If states keep lockdowns in place through June, about 18.6 million more jobs would be lost, PWBM projects. U.S. GDP by that point would fall to almost 12% lower than it was a year prior.
The national death toll will near 117,000, up from the current 63,000, if lockdown orders are extended through June.
If states begin partially reopening (lifting emergency declarations, stay-at-home orders and school closures) then the nation would see 45,000 more deaths in addition to the 117,000, PWBM’s model forecasts.
A partial reopen would however save some 4.4 million jobs out of 14 million more projected to be lost in the next two months, and GDP would fall by 10.7% compared to a year earlier.
If states were to fully reopen—immediately lifting all lockdown orders and business closures, that would lead to an additional 233,000 deaths from the coronavirus by the end of June, PWBM found.
Under that scenario, GDP on June 30 would increase by around 1.5% relative to not reopening, with almost all job losses since May 1 getting regained.
If a full reopening results in Americans relaxing their social distancing measures, then cumulative national deaths will reach a catastrophic 950,000 by the end of June, PWBM’s report shows.

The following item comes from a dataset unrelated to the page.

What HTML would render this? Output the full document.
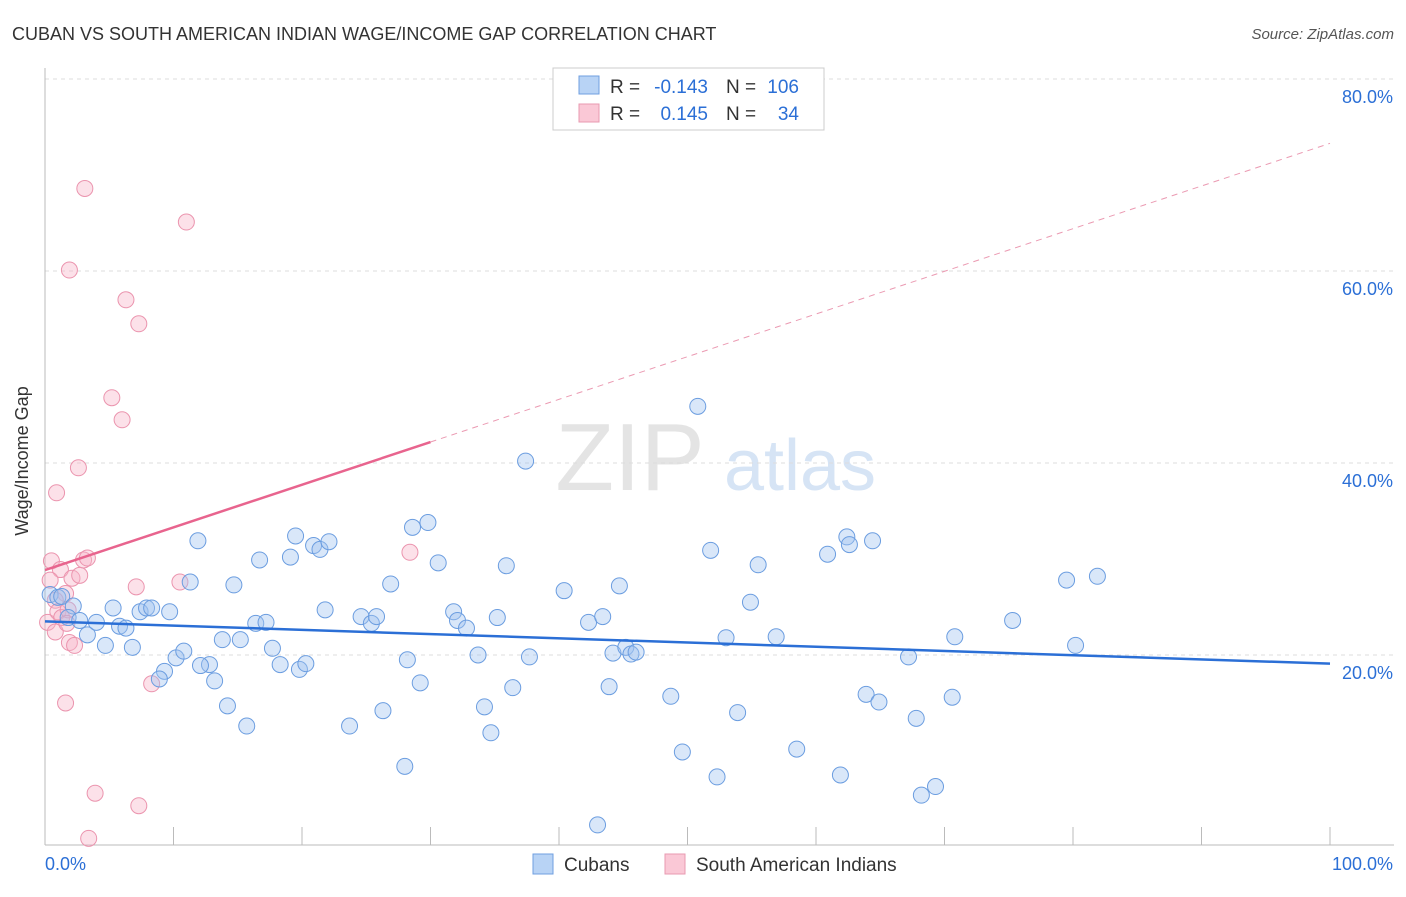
<!DOCTYPE html>
<html><head><meta charset="utf-8"><style>
body{margin:0;background:#fff;font-family:"Liberation Sans",sans-serif;}
svg text{font-family:"Liberation Sans",sans-serif;}
</style></head><body>
<svg id="chart" width="1406" height="892" viewBox="0 0 1406 892" xmlns="http://www.w3.org/2000/svg">
<text x="12" y="40" font-size="18" fill="#333">CUBAN VS SOUTH AMERICAN INDIAN WAGE/INCOME GAP CORRELATION CHART</text>
<text x="1394" y="39" font-size="15" fill="#555" text-anchor="end" font-style="italic">Source: ZipAtlas.com</text>
<text x="630" y="490" font-size="96" fill="#e4e4e4" font-family="Liberation Serif" text-anchor="middle">ZIP</text>
<text x="800" y="490" font-size="72" fill="#d6e4f5" text-anchor="middle">atlas</text>
<g id="grid"></g>
<g id="axes"></g>
<g id="pts"></g>
<g id="trend"></g>
<text x="22" y="455" font-size="18" fill="#333" text-anchor="middle" transform="rotate(-90 28 455)">Wage/Income Gap</text>
<g>
<rect x="553" y="68" width="271" height="62" fill="#fff" stroke="#ccc"/>
<rect x="579" y="76" width="20" height="18" fill="#b8d3f5" stroke="#6f9fe0"/>
<rect x="579" y="104" width="20" height="18" fill="#fac8d6" stroke="#e89ab0"/>
<text x="610" y="93" font-size="19" fill="#333">R =</text>
<text x="708" y="93" font-size="19" fill="#2b6fd6" text-anchor="end">-0.143</text>
<text x="726" y="93" font-size="19" fill="#333">N =</text>
<text x="799" y="93" font-size="19" fill="#2b6fd6" text-anchor="end">106</text>
<text x="610" y="120" font-size="19" fill="#333">R =</text>
<text x="708" y="120" font-size="19" fill="#2b6fd6" text-anchor="end">0.145</text>
<text x="726" y="120" font-size="19" fill="#333">N =</text>
<text x="799" y="120" font-size="19" fill="#2b6fd6" text-anchor="end">34</text>
</g>
<g>
<rect x="533" y="854" width="20" height="20" fill="#b8d3f5" stroke="#6f9fe0"/>
<text x="564" y="871" font-size="19" fill="#333">Cubans</text>
<rect x="665" y="854" width="20" height="20" fill="#fac8d6" stroke="#e89ab0"/>
<text x="696" y="871" font-size="19" fill="#333">South American Indians</text>
</g>
</svg>
<script>
const yTicks=[20,40,60,80];
const yTickLabels=["20.0%","40.0%","60.0%","80.0%"];
const xTicks=[0,10,20,30,40,50,60,70,80,90,100];
const cubanX=[0.4,1.0,1.3,2.2,1.8,2.7,3.3,4.0,4.7,5.3,5.8,6.3,6.8,7.4,7.9,8.3,9.7,9.3,8.9,10.2,10.8,11.3,11.9,12.8,12.1,13.2,13.8,14.2,14.7,15.2,15.7,16.4,16.7,17.2,17.7,18.3,19.1,19.5,19.8,20.3,20.9,21.4,21.8,22.1,23.7,24.6,25.4,25.8,26.3,26.9,28.0,28.2,28.6,29.2,29.8,30.6,31.8,32.1,32.8,33.7,34.2,34.7,35.2,35.9,36.4,37.4,37.7,40.4,42.3,43.0,43.4,43.9,44.2,44.7,45.2,45.6,46.0,48.7,49.6,50.8,51.8,52.3,53.0,53.9,54.9,55.5,56.9,58.5,60.9,61.9,62.4,62.6,63.9,64.4,64.9,67.2,67.8,68.2,69.3,70.6,70.8,75.3,79.5,80.2,81.9];
const cubanY=[26.3,26.0,26.1,25.1,23.9,23.6,22.1,23.4,21.0,24.9,23.0,22.8,20.8,24.5,24.9,24.9,24.5,18.3,17.5,19.7,20.4,27.6,31.9,19.0,18.9,17.3,21.6,14.7,27.3,21.6,12.6,23.3,29.9,23.4,20.7,19.0,30.2,32.4,18.5,19.1,31.4,31.0,24.7,31.8,12.6,24.0,23.3,24.0,14.2,27.4,8.4,19.5,33.3,17.1,33.8,29.6,24.5,23.6,22.8,20.0,14.6,11.9,23.9,29.3,16.6,40.2,19.8,26.7,23.4,2.3,24.0,16.7,20.2,27.2,20.8,20.1,20.3,15.7,9.9,45.9,30.9,7.3,21.8,14.0,25.5,29.4,21.9,10.2,30.5,7.5,32.3,31.5,15.9,31.9,15.1,19.8,13.4,5.4,6.3,15.6,21.9,23.6,27.8,21.0,28.2];
const saiX=[0.5,0.9,1.2,1.6,0.8,0.2,1.0,1.3,1.8,1.9,2.3,2.1,2.7,2.6,1.9,3.1,3.0,3.3,1.6,3.9,3.4,5.2,6.0,6.3,7.3,7.1,7.3,8.3,10.5,11.0,28.4,0.4,0.8,1.7];
const saiY=[29.8,36.9,28.9,26.4,25.7,23.4,24.5,23.9,24.7,21.3,21.0,28.0,28.3,39.5,60.1,68.6,29.9,30.1,15.0,5.6,0.9,46.8,44.5,57.0,54.5,27.1,4.3,17.0,27.6,65.1,30.7,27.8,22.4,23.3];
const cubanTrend=[23.5,19.1];
const saiTrend=[28.85,73.3];
const saiSolidEnd=30;

const NS="http://www.w3.org/2000/svg";
const X=v=>45+v*12.85, Y=v=>847-v*9.6;
function mk(tag,attrs,parent){const e=document.createElementNS(NS,tag);for(const k in attrs)e.setAttribute(k,attrs[k]);parent.appendChild(e);return e;}
const grid=document.getElementById('grid'),axes=document.getElementById('axes'),pts=document.getElementById('pts'),trend=document.getElementById('trend');
yTicks.forEach((t,i)=>{
 const l=mk('line',{x1:45,x2:1394,y1:Y(t),y2:Y(t),stroke:'#ddd','stroke-dasharray':'4,4'},grid);
 
 
 const tx=mk('text',{x:1393,y:Y(t)+24,'font-size':18,fill:'#2b6fd6','text-anchor':'end'},axes);
 tx.textContent=yTickLabels[i];
 
 
});
const yl=mk('line',{x1:45,x2:45,y1:68,y2:845,stroke:'#bbb'},axes);


const xl=mk('line',{x1:45,x2:1394,y1:845,y2:845,stroke:'#bbb'},axes);


xTicks.forEach(t=>{const l=mk('line',{x1:X(t),x2:X(t),y1:827,y2:845,stroke:'#bbb'},axes);
 
 });
const x0=mk('text',{x:45,y:870,'font-size':18,fill:'#2b6fd6'},axes);x0.textContent='0.0%';


const x1=mk('text',{x:1393,y:870,'font-size':18,fill:'#2b6fd6','text-anchor':'end'},axes);x1.textContent='100.0%';


saiX.forEach((v,i)=>{const c=mk('circle',{cx:X(v),cy:Y(saiY[i]),r:8,fill:'rgba(248,180,200,0.4)',stroke:'#eb94ae','stroke-width':1},pts);
 
 });
cubanX.forEach((v,i)=>{const c=mk('circle',{cx:X(v),cy:Y(cubanY[i]),r:8,fill:'rgba(160,196,240,0.4)',stroke:'#6b9de0','stroke-width':1},pts);
 
 });
const cb=mk('line',{x1:X(0),y1:Y(cubanTrend[0]),x2:X(100),y2:Y(cubanTrend[1]),stroke:'#2b6fd6','stroke-width':2.5},trend);


const ym=saiTrend[0]+(saiTrend[1]-saiTrend[0])*saiSolidEnd/100;
const ps=mk('line',{x1:X(0),y1:Y(saiTrend[0]),x2:X(saiSolidEnd),y2:Y(ym),stroke:'#e8648e','stroke-width':2.5},trend);


const pd=mk('line',{x1:X(saiSolidEnd),y1:Y(ym),x2:X(100),y2:Y(saiTrend[1]),stroke:'#eb9ab2','stroke-width':1,'stroke-dasharray':'6,5'},trend);


</script>
</body></html>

Under those same circumstances, 4.1 million jobs would be regained from losses between March and April.
The total number of jobs lost over the last six weeks now amounts to more than 30 million as the coronavirus crisis continues to force business closures, layoffs and furloughs on an unprecedented scale. Another 3.8 million people filed temporary unemployment claims last week, according to data released by the Labor Department on Thursday.
The U.S. now has more than 1 million confirmed cases of coronavirus, with the death toll surpassing 63,000.